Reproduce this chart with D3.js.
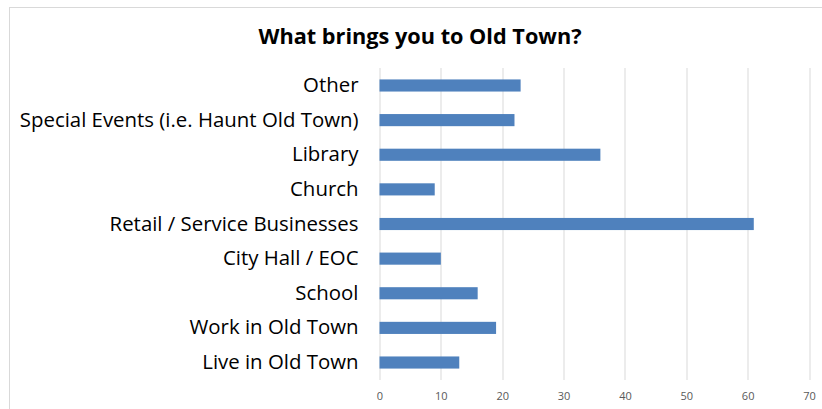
<!DOCTYPE html>
<meta charset="utf-8">
<style>
  html, body { margin: 0; background: #fff; }
  .tick text { font-family: "Open Sans", sans-serif; }
</style>
<body>
<script src="https://cdn.jsdelivr.net/npm/d3@7"></script>
<script>
  // chart data, bottom to top as in the picture
  var categories = ["Live in Old Town", "Work in Old Town", "School", "City Hall / EOC",
    "Retail / Service Businesses", "Church", "Library",
    "Special Events (i.e. Haunt Old Town)", "Other"];
  var counts = [13, 19, 16, 10, 61, 9, 36, 22, 23];
  var xTicks = [0, 10, 20, 30, 40, 50, 60, 70];

  var W = 822, H = 409;
  var margin = { top: 68, right: 13, bottom: 29, left: 379.5 };
  var width = W - margin.left - margin.right,
    height = H - margin.top - margin.bottom;

  var svg = d3.select("body").append("svg")
    .attr("width", W)
    .attr("height", H);

  // outer chart border
  svg.append("rect")
    .attr("x", 9.5).attr("y", 7.5)
    .attr("width", W).attr("height", H)
    .attr("fill", "none")
    .attr("stroke", "#d9d9d9");

  svg.append("text")
    .attr("x", 420)
    .attr("y", 44)
    .attr("text-anchor", "middle")
    .style("font-family", "'Open Sans', sans-serif")
    .style("font-weight", "bold")
    .style("font-size", "21.7px")
    .text("What brings you to Old Town?");

  var g = svg.append("g")
    .attr("transform", "translate(" + margin.left + "," + margin.top + ")");

  var x = d3.scaleLinear().domain([0, 70]).range([0, width]);
  var y = d3.scaleBand()
    .domain(categories.slice().reverse())
    .range([0, height])
    .paddingInner(0.65)
    .paddingOuter(0.33);

  // vertical grid lines
  g.append("g")
    .selectAll("line")
    .data(xTicks)
    .enter().append("line")
    .attr("x1", function (d) { return Math.round(x(d)) + 0.5; })
    .attr("x2", function (d) { return Math.round(x(d)) + 0.5; })
    .attr("y1", 0)
    .attr("y2", height)
    .attr("stroke", "#d9d9d9");

  g.selectAll(".bar")
    .data(counts)
    .enter().append("rect")
    .attr("class", "bar")
    .attr("x", x(0))
    .attr("y", function (d, i) { return y(categories[i]); })
    .attr("width", function (d) { return x(d) - x(0); })
    .attr("height", y.bandwidth())
    .attr("fill", "#4f81bd");

  // x axis (labels only)
  var gx = g.append("g")
    .attr("transform", "translate(0," + height + ")")
    .call(d3.axisBottom(x).tickValues(xTicks).tickSize(0).tickPadding(12));
  gx.select(".domain").remove();
  gx.selectAll("text")
    .style("font-size", "11px")
    .attr("fill", "#595959");

  // y axis (category labels)
  var gy = g.append("g")
    .call(d3.axisLeft(y).tickSize(0).tickPadding(21));
  gy.select(".domain").remove();
  gy.selectAll("text")
    .style("font-size", "20.4px")
    .attr("fill", "#000");
</script>
</body>
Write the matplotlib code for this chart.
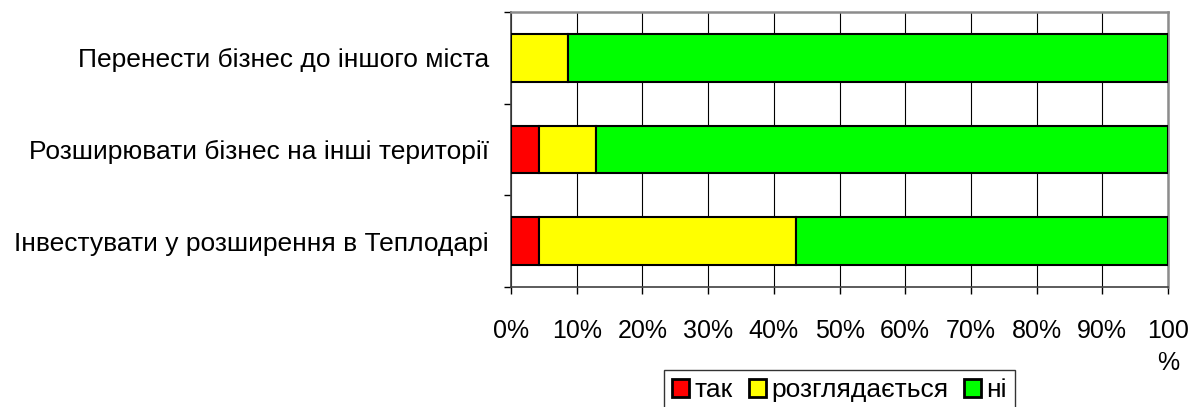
import matplotlib
matplotlib.use('Agg')
import matplotlib.pyplot as plt
import numpy as np

plt.rcParams['font.family'] = ['Liberation Sans', 'DejaVu Sans']

categories = ['Інвестувати у розширення в Теплодарі',
              'Розширювати бізнес на інші території',
              'Перенести бізнес до іншого міста']
tak = [4.3, 4.3, 0.0]
rozglyadaetsya = [39.1, 8.7, 8.7]
ni = [56.6, 87.0, 91.3]
series_names = ['так', 'розглядається', 'ні']
colors = ['#ff0000', '#ffff00', '#00ff00']
xtick_labels = ['0%', '10%', '20%', '30%', '40%', '50%', '60%', '70%', '80%', '90%', '100\n%']

fig = plt.figure(figsize=(11.96, 4.07), dpi=100)
ax = fig.add_axes([0.4273, 0.2948, 0.5493, 0.6757])

y = np.arange(len(categories))
left = np.zeros(len(categories))
for vals, name, c in zip([tak, rozglyadaetsya, ni], series_names, colors):
    ax.barh(y, vals, left=left, height=0.52, color=c, edgecolor='black',
            linewidth=1.5, label=name, zorder=3)
    left += np.array(vals)

ax.set_xlim(0, 100)
ax.set_ylim(-0.5, len(categories) - 0.5)
ax.set_xticks(np.arange(0, 101, 10))
ax.set_xticklabels(xtick_labels, fontsize=18, linespacing=1.4)
ax.set_yticks(y)
ax.set_yticklabels(categories, fontsize=19)
ax.set_yticks(np.arange(-0.5, len(categories), 1), minor=True)
ax.tick_params(axis='y', which='major', length=0, pad=16)
ax.tick_params(axis='y', which='minor', length=5, width=1, direction='out')
ax.tick_params(axis='x', length=5, width=1, direction='out', pad=18)
ax.xaxis.grid(True, color='black', linewidth=0.8, zorder=0)
ax.set_axisbelow(True)
for s in ['top', 'right']:
    ax.spines[s].set_color('#8c8c8c')
    ax.spines[s].set_linewidth(1.8)
for s in ['left', 'bottom']:
    ax.spines[s].set_color('#404040')
    ax.spines[s].set_linewidth(1.2)

leg = ax.legend(loc='upper center', bbox_to_anchor=(0.5, -0.302), ncol=3,
                fontsize=19, frameon=True, fancybox=False, edgecolor='black',
                handlelength=0.65, handleheight=0.65, handletextpad=0.2,
                columnspacing=0.6, borderpad=0.3, borderaxespad=0)
leg.get_frame().set_linewidth(1.0)
for h in leg.legend_handles:
    h.set_linewidth(2.0)

fig.savefig('out.png', dpi=100)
■ ■ ■ ■ ■
**Problem**:
Repeat exactly the stretch of lines that opens with the line containing "Write the matplotlib code for this chart." and closes with the line containing "ax = fig.add_axes([0.4273, 0.2948, 0.5493, 0.6757])". Leave the pictures out, and add nothing.

**The answer**:
Write the matplotlib code for this chart.
import matplotlib
matplotlib.use('Agg')
import matplotlib.pyplot as plt
import numpy as np

plt.rcParams['font.family'] = ['Liberation Sans', 'DejaVu Sans']

categories = ['Інвестувати у розширення в Теплодарі',
              'Розширювати бізнес на інші території',
              'Перенести бізнес до іншого міста']
tak = [4.3, 4.3, 0.0]
rozglyadaetsya = [39.1, 8.7, 8.7]
ni = [56.6, 87.0, 91.3]
series_names = ['так', 'розглядається', 'ні']
colors = ['#ff0000', '#ffff00', '#00ff00']
xtick_labels = ['0%', '10%', '20%', '30%', '40%', '50%', '60%', '70%', '80%', '90%', '100\n%']

fig = plt.figure(figsize=(11.96, 4.07), dpi=100)
ax = fig.add_axes([0.4273, 0.2948, 0.5493, 0.6757])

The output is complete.